Permalink 09:43:27 pm, by odessa Email , 116 words, 53 views   English (US)
Categories: Things that make me go "hmmm"

Redefining profanity

When I was driving home from work tonight, Nickelback's "Rockstar" came on the radio. Its song with which I am familiar, familiar with the "explicit" version that is. I can understand "ass" being cut. What really made me go "what the . . .?" was the removal of the word "drug". The word "drug" is not one of the seven that used to get Howard Stern periodic vacations. I get removing "nigger" out of the Kayne West's "Gold Digger" - the n-word may not classically be profanity, but it is an ugly, degrading word and removing it off the radio is probably a good idea. But "drug"? - this takes "Just say no to drugs" to a new level.

Comments, Pingbacks:

Comment from: Roulette [Member] Email
Carlin said there were 7 words you could never say on television. Shit, Piss, Fuck, Cunt, Cock-sucker, Mother-fucker, and Tits. He was wildly optimistic.

Corporate censorship has risen unceasingly throughout my lifetime. Over the last couple 15 years, more and more songs have been edited for radio. The new trend, as you noted, is to remove drug references.

The problem with it is that every time a drug reference becomes mainstream, a new term is invented.

However, I do enjoy a certain hypocrisy here. Modern hip hop style music is heavily edited for drug references. But woe on any radio station that would attempt the same style of edit on songs from the 60s and 70s.

It's hilarious to me that these people grew up in an era of rampant open drug use but now have the sack to say you can't even talk about using drugs.

Of course, removing the word doesn't really help. Doesn't matter what word you bleep or silence, the point is still taken. The kids you're trying to protect already know what the slang that should go there, just like they know that 'she aint messin wit no broke niggaz'.

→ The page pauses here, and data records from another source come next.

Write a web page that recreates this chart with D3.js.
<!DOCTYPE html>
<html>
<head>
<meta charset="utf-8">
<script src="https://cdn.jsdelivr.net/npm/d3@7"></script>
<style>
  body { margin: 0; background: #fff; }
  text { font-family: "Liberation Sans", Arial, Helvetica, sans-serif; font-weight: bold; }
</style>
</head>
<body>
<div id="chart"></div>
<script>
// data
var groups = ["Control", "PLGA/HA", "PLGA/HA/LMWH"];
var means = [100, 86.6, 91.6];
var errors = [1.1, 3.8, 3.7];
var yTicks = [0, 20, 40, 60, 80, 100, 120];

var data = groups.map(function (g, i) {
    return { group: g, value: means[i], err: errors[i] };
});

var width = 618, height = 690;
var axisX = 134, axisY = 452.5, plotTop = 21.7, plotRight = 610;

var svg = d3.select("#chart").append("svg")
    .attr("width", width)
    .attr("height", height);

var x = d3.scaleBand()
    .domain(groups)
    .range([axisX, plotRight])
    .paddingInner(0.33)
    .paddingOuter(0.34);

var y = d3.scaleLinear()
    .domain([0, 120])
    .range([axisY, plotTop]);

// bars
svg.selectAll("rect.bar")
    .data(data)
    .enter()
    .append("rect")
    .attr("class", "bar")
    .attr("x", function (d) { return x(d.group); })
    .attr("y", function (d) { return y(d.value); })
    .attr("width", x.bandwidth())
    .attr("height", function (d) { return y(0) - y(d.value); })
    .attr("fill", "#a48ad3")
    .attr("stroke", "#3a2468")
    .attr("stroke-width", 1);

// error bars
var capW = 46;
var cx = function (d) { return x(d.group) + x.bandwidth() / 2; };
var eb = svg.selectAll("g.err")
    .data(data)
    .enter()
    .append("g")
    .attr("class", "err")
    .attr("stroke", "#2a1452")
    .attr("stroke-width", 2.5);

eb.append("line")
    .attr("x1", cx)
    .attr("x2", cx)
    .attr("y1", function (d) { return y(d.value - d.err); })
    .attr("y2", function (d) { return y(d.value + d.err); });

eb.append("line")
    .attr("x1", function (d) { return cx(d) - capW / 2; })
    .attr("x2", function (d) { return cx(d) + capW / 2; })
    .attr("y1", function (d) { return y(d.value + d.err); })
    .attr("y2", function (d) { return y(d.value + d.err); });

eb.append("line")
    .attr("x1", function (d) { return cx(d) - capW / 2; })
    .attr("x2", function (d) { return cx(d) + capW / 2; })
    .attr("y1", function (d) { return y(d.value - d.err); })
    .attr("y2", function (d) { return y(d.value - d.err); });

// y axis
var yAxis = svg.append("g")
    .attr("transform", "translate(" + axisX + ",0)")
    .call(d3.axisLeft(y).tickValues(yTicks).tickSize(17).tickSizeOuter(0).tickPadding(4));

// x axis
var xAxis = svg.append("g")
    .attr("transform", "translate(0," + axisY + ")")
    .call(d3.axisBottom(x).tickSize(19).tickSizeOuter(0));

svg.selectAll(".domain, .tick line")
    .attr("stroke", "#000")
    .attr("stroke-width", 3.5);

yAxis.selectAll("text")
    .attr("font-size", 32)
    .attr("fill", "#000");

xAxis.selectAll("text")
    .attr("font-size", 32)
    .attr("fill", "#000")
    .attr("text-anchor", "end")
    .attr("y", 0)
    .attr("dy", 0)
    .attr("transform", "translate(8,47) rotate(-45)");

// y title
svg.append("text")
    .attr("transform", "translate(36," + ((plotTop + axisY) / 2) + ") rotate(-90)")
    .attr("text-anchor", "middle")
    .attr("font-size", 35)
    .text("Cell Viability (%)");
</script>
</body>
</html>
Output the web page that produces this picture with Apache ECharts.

You can't protect children from media. Even if you could, protecting the children is worthless if you don't educate them on how to make the right choice in the first place.
PermalinkPermalink 01/05/08 @ 06:44
Comment from: Abba Zabba [Member] Email
In the late 90s, the rapper Everlast had a song called "What it's Like". Half the words in it were censored, but that didn't stop the radio stations from playing it hourly. The censored words included "drugs" and "balls".

There was also the Moby cover of "That's When I Reach For My Revolver", originally by Mission of Burma. When MTV played the video, they didn't like the gun reference, so they changed it to "That's When I Realize That It's Over". Truly ridiculous.